Kreutzer next contends that the tendered for settlements language was ineffective because it was not sufficiently highlighted. Relying on Gross, Kreutzer argues that any language limiting an insurer's obligation to defend must be placed in bold, colored or italicized type. Therefore, Kreutzer claims that because Milwaukee Mutual did not use one of these methods to highlight the tendered for settlements provision, the provision was not sufficient to relieve Milwaukee Mutual of its obligation to defend her.

Although Gross notes that options such as bold, italicized or colored type are sufficient to provide the insured with adequate notice of the tendered for settlements provision, Gross does not limit an insurer to the use of one of these options.
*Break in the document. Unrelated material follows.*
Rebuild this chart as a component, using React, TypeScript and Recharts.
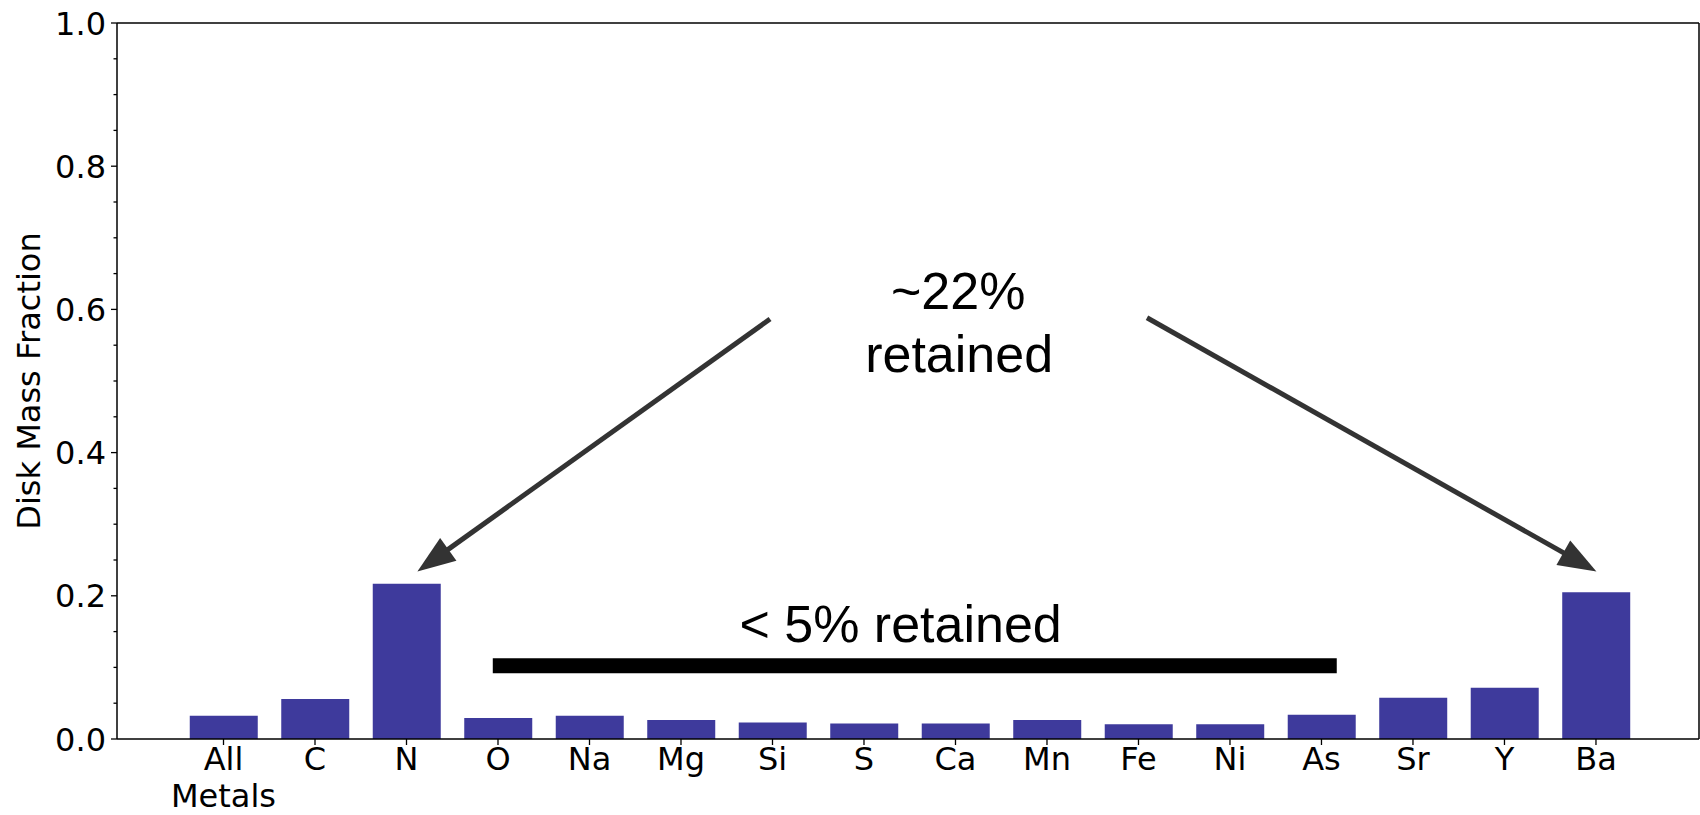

Rather, the import of Gross is that an insurer must use some means of highlighting *194 the tendered for settlements provision such that a reasonable insured will have notice of the existence of that provision. Our review of the policy leads us to conclude that Milwaukee Mutual's tendered for settlements language is sufficiently conspicuous to place a reasonable insured on notice of the provision's existence.

Initially, we note that immediately preceding the tendered for settlements provision are the words "IMPORTANT — PLEASE NOTE." This is the only place in the entire policy where this language appears, and it is spaced from both the preceding and succeeding paragraphs to accentuate its visibility. Moreover, this language, which is sufficient in and of itself to attract the attention of a reasonable insured, is printed entirely in capital letters and is emphasized with boldface type. Finally, we note that the language of the tendered for settlements provision is itself clear and unambiguous. As the trial court stated in its judgment:

If one looks at the entire insurance policy which Kreutzer received, it appears to be perfectly readable. The left-hand headings are in red type; the provisions are well spaced; and the language appears to be generally understandable to anyone who takes the time to read through the policy.

[2]

We therefore conclude that the tendered for settlements provision was sufficiently highlighted to apprise a reasonable insured of the provision's existence. The tendered for settlements provision is placed in a reasonably anticipated location, it is set forth by spaces and introduced by boldface language that calls the reader's attention to an important provision and the language of the provision is clear and unambiguous. Therefore, we conclude that the trial court properly *195 granted declaratory judgment to Milwaukee Mutual dismissing them from the action.

By the Court.—Judgment affirmed.

NOTES

[†] Petition to review denied.

[1] This is an expedited appeal under RULE 809.17, STATS.